_Data in this exercise_
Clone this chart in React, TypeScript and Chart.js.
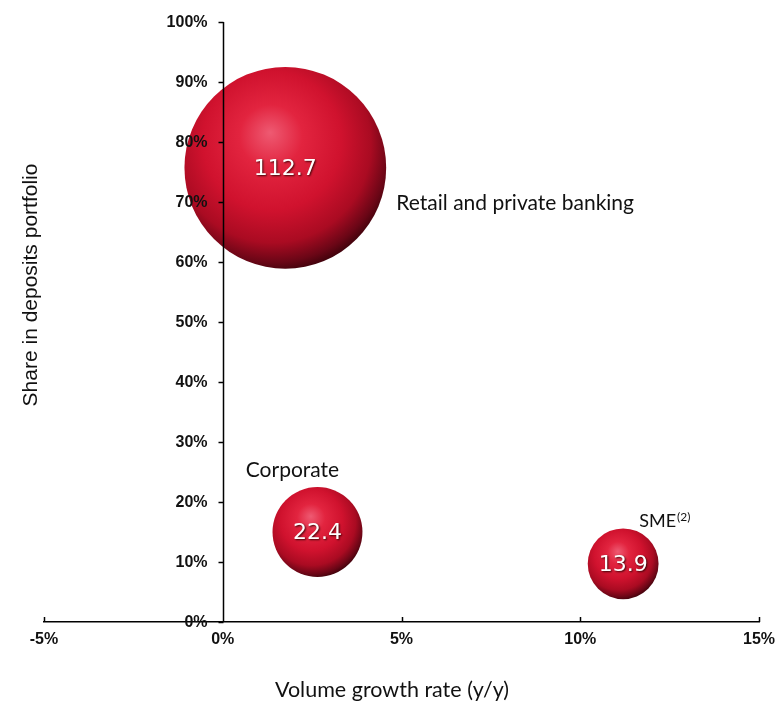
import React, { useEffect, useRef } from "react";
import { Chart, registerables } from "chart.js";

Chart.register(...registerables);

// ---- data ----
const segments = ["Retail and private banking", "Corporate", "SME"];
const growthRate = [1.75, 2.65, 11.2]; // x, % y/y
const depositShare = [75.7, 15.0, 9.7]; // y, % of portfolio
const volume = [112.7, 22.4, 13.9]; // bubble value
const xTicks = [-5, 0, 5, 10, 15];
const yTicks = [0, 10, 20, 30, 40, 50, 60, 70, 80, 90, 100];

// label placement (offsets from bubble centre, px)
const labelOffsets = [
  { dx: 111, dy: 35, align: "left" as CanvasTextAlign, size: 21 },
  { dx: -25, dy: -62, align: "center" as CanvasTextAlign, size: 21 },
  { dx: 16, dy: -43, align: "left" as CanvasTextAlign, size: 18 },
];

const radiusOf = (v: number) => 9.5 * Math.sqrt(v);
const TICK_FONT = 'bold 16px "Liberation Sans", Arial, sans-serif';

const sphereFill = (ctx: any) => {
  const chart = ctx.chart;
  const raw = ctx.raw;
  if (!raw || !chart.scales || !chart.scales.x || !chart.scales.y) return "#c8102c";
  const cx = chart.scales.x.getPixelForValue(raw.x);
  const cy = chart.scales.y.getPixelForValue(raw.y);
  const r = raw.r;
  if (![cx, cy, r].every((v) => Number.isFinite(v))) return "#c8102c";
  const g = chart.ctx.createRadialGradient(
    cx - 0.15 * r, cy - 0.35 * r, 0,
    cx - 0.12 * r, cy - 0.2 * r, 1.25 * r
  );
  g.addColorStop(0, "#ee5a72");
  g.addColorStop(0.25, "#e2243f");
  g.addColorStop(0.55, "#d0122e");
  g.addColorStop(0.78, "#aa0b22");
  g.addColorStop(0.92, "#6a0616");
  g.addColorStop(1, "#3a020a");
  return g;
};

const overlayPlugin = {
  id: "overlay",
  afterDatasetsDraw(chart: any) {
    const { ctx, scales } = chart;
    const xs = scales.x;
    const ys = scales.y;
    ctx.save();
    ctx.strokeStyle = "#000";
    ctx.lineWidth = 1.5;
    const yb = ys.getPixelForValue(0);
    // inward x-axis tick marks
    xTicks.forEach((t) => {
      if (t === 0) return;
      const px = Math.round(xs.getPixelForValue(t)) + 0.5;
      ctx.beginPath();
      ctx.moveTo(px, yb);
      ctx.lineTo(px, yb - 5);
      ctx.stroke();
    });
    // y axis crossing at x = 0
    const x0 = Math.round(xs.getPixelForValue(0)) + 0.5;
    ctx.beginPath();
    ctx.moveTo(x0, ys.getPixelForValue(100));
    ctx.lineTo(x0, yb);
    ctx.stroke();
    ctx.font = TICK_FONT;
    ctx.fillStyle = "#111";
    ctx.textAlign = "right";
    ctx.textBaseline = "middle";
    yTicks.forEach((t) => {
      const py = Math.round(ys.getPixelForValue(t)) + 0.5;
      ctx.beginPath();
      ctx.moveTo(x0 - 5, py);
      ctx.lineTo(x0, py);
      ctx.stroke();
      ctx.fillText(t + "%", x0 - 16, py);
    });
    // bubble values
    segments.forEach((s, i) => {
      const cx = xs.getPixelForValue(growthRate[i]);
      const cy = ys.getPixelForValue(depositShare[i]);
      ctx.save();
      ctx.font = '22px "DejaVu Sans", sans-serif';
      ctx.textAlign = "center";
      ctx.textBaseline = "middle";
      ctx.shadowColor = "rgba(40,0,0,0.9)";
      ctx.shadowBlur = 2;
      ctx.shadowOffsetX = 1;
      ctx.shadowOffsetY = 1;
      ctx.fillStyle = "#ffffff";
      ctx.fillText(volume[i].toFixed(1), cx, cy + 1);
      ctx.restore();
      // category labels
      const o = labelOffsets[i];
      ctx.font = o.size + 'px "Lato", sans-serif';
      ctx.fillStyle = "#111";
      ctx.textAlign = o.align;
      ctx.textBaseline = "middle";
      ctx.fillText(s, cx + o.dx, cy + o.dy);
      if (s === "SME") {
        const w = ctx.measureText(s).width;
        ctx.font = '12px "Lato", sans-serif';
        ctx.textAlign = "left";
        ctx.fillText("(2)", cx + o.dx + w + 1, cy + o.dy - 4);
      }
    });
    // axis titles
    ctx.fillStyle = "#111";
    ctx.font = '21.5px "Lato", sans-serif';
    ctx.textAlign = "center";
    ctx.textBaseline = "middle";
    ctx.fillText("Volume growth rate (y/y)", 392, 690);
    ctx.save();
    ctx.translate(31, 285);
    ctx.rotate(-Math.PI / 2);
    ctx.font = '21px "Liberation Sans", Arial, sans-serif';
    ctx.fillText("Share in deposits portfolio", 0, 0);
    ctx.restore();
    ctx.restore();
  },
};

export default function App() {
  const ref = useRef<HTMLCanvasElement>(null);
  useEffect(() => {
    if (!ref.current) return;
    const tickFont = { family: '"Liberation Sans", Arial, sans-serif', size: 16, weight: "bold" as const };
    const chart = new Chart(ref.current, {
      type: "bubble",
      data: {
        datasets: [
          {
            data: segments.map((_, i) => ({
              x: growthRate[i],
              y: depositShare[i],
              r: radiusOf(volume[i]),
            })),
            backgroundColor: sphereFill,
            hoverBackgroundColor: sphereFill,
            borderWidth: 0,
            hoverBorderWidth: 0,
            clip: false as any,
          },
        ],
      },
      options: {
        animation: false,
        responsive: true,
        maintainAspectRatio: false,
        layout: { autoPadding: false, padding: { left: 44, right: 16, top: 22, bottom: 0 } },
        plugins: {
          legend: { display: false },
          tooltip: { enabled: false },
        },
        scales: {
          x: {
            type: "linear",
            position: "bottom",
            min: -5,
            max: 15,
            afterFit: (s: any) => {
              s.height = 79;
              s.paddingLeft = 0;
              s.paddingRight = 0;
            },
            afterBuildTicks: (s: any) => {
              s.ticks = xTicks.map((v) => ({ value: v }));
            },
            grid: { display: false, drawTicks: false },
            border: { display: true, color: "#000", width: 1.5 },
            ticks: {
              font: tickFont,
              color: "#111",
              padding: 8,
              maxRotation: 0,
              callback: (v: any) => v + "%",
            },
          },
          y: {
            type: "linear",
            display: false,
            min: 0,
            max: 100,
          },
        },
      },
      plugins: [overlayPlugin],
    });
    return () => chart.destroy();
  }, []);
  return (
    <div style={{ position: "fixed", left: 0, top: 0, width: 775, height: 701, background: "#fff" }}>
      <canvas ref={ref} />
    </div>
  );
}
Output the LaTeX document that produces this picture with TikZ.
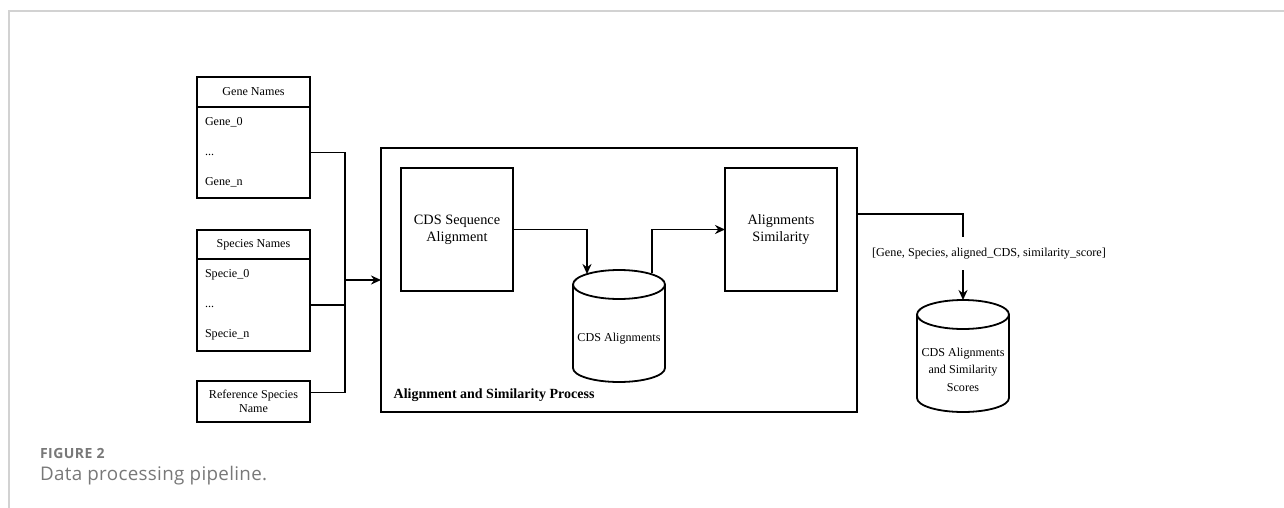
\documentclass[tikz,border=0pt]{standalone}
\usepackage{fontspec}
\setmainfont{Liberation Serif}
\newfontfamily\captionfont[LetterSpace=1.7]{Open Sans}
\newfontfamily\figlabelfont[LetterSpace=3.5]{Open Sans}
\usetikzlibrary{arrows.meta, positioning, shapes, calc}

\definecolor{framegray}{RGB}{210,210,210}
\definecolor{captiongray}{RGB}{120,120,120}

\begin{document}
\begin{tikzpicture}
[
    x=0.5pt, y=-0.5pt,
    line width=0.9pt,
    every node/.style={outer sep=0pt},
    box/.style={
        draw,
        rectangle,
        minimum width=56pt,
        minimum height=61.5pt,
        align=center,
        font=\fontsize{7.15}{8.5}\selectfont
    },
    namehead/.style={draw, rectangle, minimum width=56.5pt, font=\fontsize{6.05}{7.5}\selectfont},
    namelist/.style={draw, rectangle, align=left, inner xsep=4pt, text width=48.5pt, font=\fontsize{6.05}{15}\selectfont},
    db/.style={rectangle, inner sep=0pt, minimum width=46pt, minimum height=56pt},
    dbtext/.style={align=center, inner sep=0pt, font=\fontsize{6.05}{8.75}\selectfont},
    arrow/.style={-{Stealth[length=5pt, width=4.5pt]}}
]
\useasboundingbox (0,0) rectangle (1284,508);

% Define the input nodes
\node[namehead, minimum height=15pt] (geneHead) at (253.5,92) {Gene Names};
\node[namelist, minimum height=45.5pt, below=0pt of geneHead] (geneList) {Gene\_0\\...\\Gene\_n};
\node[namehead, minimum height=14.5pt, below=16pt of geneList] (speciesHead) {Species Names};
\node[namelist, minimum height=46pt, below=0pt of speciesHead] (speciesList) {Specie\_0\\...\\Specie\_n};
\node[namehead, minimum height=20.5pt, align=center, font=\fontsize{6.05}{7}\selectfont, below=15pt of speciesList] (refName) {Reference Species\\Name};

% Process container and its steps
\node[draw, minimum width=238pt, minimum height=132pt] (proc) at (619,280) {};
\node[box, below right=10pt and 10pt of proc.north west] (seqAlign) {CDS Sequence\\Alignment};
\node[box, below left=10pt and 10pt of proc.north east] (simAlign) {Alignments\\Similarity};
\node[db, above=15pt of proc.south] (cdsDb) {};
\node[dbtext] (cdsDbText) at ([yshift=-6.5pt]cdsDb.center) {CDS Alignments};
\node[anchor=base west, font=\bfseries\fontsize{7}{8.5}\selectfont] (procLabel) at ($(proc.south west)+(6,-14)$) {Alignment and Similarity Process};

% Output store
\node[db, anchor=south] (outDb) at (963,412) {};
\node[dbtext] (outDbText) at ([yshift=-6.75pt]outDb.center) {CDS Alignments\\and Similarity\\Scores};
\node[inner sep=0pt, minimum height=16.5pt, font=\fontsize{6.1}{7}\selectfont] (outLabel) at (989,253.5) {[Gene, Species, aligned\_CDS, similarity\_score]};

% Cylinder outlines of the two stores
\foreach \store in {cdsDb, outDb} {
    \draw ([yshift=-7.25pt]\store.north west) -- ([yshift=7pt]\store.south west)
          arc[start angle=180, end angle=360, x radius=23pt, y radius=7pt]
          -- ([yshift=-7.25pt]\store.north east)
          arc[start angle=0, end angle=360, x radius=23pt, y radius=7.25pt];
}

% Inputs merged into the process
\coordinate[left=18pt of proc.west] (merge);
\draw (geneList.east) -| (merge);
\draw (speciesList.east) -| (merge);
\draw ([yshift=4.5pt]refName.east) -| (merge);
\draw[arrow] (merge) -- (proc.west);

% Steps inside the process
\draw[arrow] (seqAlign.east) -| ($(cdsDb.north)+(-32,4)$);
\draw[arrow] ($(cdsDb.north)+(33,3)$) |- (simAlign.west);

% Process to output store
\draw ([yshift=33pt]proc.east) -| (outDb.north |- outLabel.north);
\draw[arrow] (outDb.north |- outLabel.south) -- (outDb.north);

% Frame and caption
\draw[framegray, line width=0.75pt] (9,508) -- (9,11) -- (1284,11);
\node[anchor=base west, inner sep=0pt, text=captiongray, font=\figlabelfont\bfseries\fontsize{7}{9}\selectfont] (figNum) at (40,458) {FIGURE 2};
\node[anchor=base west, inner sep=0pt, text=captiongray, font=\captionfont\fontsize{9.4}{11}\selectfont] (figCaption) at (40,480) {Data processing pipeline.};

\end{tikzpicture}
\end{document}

_Your objective_
Gather every line from the entries above where the word "React" appears, and copy them.

_Solution for this task_
Clone this chart in React, TypeScript and Chart.js.
import React, { useEffect, useRef } from "react";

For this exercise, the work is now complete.